Swell Angles and Wind
The best swell angles for Pipeline are anything that comes from the Pacific within the WNW-NW window.
For classic Pipe conditions, you'll need to paddle out on an 8-to-18-foot surf day. A slight west-angled swell will create more open, hollow waves.
As a rule of thumb, Pipeline works better on a medium tide. Too much sand on the reef will generate thunderous closeouts.
As for the wind, the queen of the North Shore prefers light northeast trade winds.
The Pipeline is a sensitive wave. Subtle changes in swell and wind can transform a perfect session into a painful nightmare. That said, keep your eyes open.
The Technical Approach
On a perfect tube riding day, an overhead Pipe wave will require you to master the late drop.
So, the trick is to keep a low stance, negotiate a deep bottom turn, pump for speed and lean on your inside rail for the barrel.
In some cases, there's just not enough time for the bottom turn. You'll need to angle the board as much as you can, elevator drop, and grab the rail for salvation.
In other words, and make things simple, it's all about taking off fast and pulling in quickly. Whenever you pick a wave, paddle as hard as you can, commit, and don't look back.
Never take off on the lip, and try to make it to the other side.

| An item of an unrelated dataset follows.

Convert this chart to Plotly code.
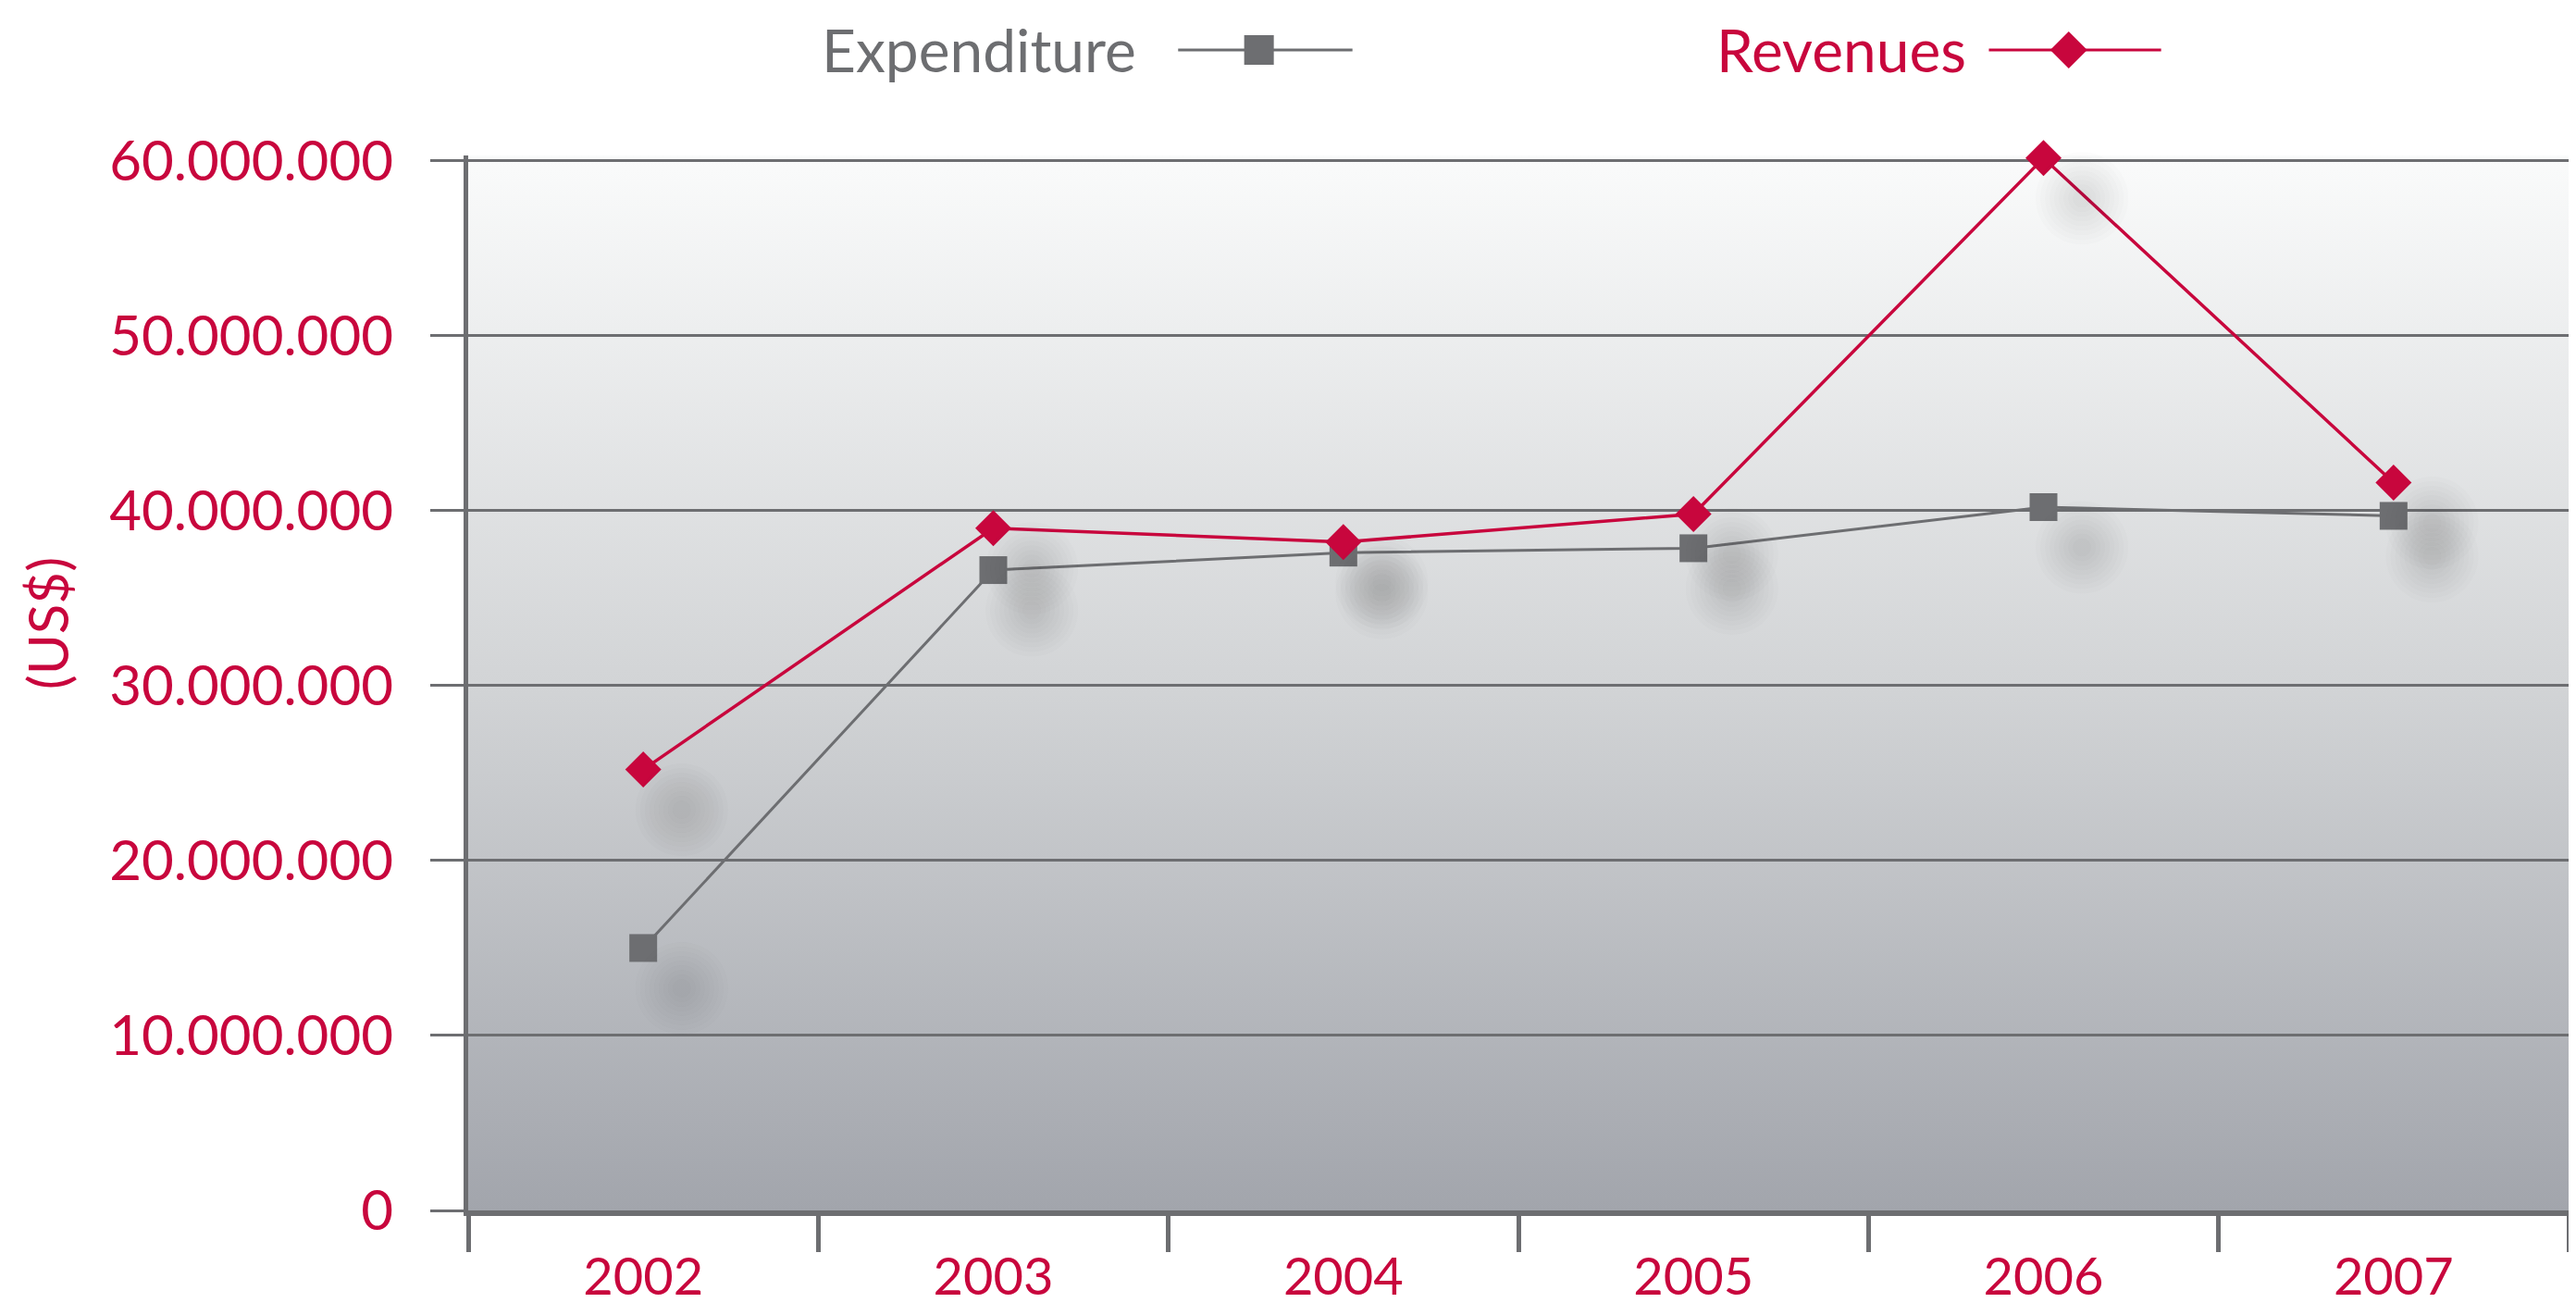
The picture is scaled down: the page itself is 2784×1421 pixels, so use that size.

If you fall or go over the falls, try to penetrate the water with your feet first, and cover your head with your arms for protection.
Depending on the conditions, you'll need a thick surfboard between 6'6'' and 7'8''. The goal is to get into the wave as quickly as possible.
Pipeline is a left-hand wave only. If you find yourself surfing a right-hander, then you're riding Backdoor.
Time and practice will help you surf the Pipeline. But make no mistake: you can't tame this wave. She's the one who rules your surfing, so respect the spot and spread the Aloha.
Remember that the day you decide you're ready to surf the Pipeline, you'll be putting your life at risk, and you may also hurt others in the process.
If you wipe out, hold your breath and try to stay calm.
Have you injured yourself? Call for help: surfers and lifeguards may save you from drowning.